::: Data listing

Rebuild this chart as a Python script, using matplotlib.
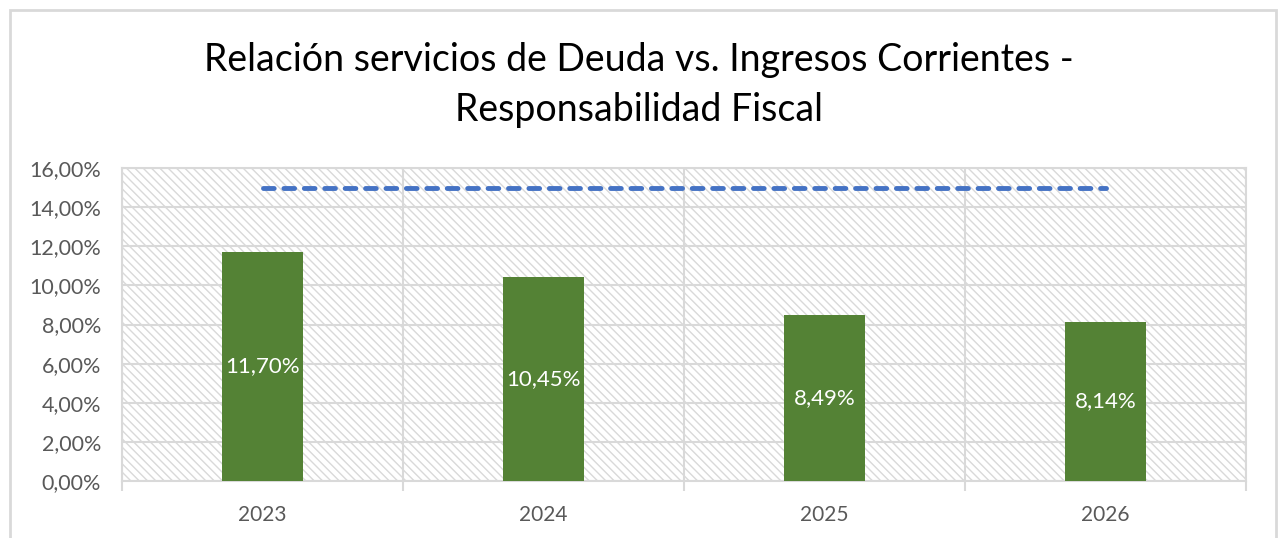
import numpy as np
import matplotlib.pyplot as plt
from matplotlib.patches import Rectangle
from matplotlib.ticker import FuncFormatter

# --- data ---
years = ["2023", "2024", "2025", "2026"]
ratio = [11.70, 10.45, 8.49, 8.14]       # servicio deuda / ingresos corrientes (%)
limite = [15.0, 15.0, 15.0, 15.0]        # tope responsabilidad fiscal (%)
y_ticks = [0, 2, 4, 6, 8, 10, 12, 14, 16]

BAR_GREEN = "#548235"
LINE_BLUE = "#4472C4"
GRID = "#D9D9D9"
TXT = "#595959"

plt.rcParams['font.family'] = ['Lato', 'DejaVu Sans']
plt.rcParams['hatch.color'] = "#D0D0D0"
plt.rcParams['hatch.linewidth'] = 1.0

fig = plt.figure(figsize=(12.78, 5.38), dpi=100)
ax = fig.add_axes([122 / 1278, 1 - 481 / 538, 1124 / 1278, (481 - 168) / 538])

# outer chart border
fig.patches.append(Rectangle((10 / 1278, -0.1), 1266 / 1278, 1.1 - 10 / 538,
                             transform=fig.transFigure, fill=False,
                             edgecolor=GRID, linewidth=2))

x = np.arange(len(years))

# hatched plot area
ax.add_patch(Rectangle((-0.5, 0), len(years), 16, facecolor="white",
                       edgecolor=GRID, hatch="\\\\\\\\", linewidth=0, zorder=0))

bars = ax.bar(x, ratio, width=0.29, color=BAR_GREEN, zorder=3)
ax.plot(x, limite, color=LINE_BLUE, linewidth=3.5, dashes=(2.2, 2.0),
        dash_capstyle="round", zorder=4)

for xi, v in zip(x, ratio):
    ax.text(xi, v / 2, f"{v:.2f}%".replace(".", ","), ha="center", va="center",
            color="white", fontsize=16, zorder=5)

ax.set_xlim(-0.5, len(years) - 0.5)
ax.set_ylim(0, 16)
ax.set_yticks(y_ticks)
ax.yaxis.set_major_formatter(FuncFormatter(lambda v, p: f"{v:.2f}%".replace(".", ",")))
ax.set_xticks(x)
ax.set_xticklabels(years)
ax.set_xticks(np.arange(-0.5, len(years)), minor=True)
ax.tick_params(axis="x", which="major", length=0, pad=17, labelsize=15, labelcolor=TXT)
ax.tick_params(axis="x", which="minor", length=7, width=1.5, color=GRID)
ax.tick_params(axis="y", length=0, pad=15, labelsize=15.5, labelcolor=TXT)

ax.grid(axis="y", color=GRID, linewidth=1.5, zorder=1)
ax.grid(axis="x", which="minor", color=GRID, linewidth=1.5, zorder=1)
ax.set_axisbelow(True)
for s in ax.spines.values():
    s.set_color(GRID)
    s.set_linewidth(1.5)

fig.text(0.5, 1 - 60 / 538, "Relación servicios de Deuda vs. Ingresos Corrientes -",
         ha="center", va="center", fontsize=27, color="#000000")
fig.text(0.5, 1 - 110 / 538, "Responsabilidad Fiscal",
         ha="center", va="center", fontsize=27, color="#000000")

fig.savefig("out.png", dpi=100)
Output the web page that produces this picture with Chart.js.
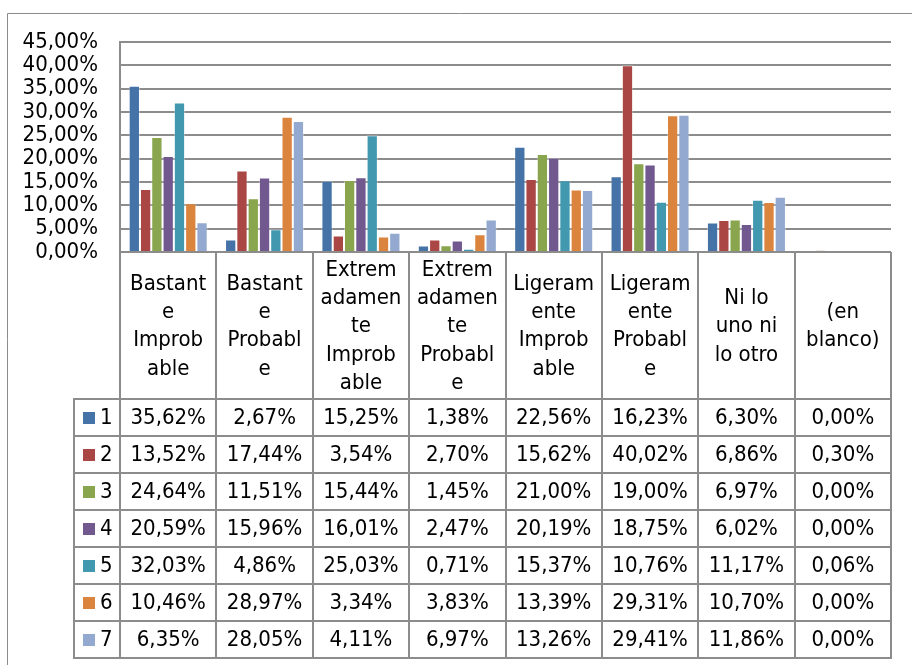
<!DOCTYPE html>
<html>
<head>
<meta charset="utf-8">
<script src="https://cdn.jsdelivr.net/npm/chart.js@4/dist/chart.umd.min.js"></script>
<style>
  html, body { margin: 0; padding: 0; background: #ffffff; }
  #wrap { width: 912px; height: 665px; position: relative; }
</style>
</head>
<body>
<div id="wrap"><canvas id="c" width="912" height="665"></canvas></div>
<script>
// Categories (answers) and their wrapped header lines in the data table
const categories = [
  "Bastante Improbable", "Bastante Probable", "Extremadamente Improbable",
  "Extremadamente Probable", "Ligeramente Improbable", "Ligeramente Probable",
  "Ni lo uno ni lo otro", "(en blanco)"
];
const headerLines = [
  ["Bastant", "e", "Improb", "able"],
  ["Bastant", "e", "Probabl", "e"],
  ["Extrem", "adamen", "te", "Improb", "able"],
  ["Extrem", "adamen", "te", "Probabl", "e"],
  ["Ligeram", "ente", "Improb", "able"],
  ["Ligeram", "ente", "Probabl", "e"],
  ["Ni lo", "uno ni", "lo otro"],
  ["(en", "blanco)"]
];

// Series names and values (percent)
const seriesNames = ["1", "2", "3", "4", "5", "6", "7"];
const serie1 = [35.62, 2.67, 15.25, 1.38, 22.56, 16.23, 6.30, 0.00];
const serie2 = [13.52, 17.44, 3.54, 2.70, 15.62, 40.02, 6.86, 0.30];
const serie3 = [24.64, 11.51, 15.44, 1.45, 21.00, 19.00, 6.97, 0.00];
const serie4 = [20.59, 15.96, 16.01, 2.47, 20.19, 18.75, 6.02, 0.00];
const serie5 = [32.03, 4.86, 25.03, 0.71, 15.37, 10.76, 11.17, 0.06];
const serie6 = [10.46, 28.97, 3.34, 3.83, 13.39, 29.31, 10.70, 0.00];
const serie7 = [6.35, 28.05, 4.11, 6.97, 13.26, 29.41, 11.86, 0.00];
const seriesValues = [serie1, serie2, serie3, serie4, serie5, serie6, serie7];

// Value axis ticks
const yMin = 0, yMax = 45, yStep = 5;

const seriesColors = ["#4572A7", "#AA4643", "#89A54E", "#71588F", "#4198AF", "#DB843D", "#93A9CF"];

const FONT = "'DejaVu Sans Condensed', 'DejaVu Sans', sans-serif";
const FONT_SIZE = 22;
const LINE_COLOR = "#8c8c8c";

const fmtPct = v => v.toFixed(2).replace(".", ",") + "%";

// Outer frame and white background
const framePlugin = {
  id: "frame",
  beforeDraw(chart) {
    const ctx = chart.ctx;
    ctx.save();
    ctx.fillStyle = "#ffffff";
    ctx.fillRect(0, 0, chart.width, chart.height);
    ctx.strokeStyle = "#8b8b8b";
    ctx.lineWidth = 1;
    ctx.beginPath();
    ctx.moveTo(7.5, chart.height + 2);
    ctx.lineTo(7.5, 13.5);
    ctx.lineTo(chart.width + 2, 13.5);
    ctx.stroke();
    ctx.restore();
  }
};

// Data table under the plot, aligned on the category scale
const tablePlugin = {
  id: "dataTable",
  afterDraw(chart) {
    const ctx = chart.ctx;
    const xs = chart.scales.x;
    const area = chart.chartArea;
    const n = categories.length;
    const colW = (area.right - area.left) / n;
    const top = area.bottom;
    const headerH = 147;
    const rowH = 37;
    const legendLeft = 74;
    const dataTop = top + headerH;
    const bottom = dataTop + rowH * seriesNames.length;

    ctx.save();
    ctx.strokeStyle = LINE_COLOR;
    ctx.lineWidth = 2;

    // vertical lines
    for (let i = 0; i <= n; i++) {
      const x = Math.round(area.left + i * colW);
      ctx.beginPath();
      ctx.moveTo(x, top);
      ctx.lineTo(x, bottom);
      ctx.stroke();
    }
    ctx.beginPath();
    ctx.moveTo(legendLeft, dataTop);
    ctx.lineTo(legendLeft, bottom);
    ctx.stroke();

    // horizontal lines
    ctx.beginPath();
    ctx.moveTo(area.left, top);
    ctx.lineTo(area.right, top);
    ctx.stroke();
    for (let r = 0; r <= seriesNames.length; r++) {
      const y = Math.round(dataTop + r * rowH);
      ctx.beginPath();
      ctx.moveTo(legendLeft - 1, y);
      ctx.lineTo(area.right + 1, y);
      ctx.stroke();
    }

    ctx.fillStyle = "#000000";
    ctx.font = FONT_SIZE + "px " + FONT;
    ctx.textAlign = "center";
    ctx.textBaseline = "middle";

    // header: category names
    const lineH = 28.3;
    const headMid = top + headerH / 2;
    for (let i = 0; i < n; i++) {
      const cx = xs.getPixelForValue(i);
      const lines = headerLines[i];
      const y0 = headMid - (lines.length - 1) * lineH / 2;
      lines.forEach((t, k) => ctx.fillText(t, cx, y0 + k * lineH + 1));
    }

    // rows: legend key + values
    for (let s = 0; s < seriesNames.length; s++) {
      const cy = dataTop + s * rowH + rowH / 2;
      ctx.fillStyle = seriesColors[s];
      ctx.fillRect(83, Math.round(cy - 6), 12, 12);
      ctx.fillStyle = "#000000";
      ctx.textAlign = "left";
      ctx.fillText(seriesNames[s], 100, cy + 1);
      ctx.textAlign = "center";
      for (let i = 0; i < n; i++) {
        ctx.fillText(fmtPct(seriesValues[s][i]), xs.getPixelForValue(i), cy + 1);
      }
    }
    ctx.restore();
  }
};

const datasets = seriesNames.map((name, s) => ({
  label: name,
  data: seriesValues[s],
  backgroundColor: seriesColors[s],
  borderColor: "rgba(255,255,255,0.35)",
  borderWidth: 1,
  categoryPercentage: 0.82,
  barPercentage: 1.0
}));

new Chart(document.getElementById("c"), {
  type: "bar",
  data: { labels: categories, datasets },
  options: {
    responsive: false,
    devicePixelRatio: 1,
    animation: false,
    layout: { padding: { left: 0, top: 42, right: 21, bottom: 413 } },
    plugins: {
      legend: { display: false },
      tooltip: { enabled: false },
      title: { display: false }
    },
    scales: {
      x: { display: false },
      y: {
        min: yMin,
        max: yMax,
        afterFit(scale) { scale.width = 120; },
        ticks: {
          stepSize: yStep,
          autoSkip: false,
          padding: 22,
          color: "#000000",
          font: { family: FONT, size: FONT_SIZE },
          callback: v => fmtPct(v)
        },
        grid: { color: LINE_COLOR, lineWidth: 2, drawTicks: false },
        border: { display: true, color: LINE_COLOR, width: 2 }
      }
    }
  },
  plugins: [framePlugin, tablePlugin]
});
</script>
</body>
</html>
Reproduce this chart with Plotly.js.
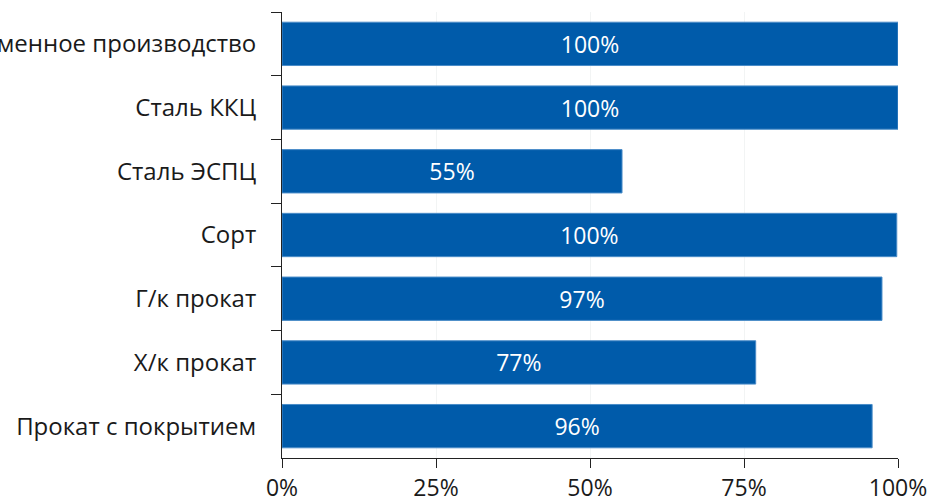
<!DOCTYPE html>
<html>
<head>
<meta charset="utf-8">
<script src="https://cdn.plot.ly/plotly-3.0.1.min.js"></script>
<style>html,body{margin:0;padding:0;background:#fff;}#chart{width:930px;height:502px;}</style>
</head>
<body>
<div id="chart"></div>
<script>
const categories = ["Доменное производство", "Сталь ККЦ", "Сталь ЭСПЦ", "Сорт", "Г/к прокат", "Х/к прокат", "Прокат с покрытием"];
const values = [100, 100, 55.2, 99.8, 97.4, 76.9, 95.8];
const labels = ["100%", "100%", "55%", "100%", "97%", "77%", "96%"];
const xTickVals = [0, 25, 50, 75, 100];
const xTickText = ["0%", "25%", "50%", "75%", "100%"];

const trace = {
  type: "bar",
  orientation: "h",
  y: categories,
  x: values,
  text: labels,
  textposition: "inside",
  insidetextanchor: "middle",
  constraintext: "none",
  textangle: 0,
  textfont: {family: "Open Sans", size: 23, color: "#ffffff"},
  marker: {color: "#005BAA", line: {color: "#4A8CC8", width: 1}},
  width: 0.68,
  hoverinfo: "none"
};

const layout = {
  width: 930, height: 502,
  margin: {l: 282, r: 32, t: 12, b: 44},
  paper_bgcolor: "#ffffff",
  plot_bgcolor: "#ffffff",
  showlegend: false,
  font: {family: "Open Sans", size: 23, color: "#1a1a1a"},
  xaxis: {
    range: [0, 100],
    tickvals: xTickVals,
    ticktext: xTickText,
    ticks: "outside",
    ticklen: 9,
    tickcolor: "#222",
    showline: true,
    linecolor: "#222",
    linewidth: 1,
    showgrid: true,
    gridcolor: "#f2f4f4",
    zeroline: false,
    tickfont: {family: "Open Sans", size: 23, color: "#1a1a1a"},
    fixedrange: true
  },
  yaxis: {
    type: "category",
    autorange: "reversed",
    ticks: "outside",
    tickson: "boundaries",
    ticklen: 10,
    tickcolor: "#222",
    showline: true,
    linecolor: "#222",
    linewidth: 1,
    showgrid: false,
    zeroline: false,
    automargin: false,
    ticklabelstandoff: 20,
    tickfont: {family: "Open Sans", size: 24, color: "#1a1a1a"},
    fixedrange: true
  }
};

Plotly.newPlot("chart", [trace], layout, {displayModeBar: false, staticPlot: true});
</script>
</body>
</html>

::::::

• [To do] Search the entries for the word "this" and gather every line where it appears.

• [Result]
Rebuild this chart as a Python script, using matplotlib.
Output the web page that produces this picture with Chart.js.
Reproduce this chart with Plotly.js.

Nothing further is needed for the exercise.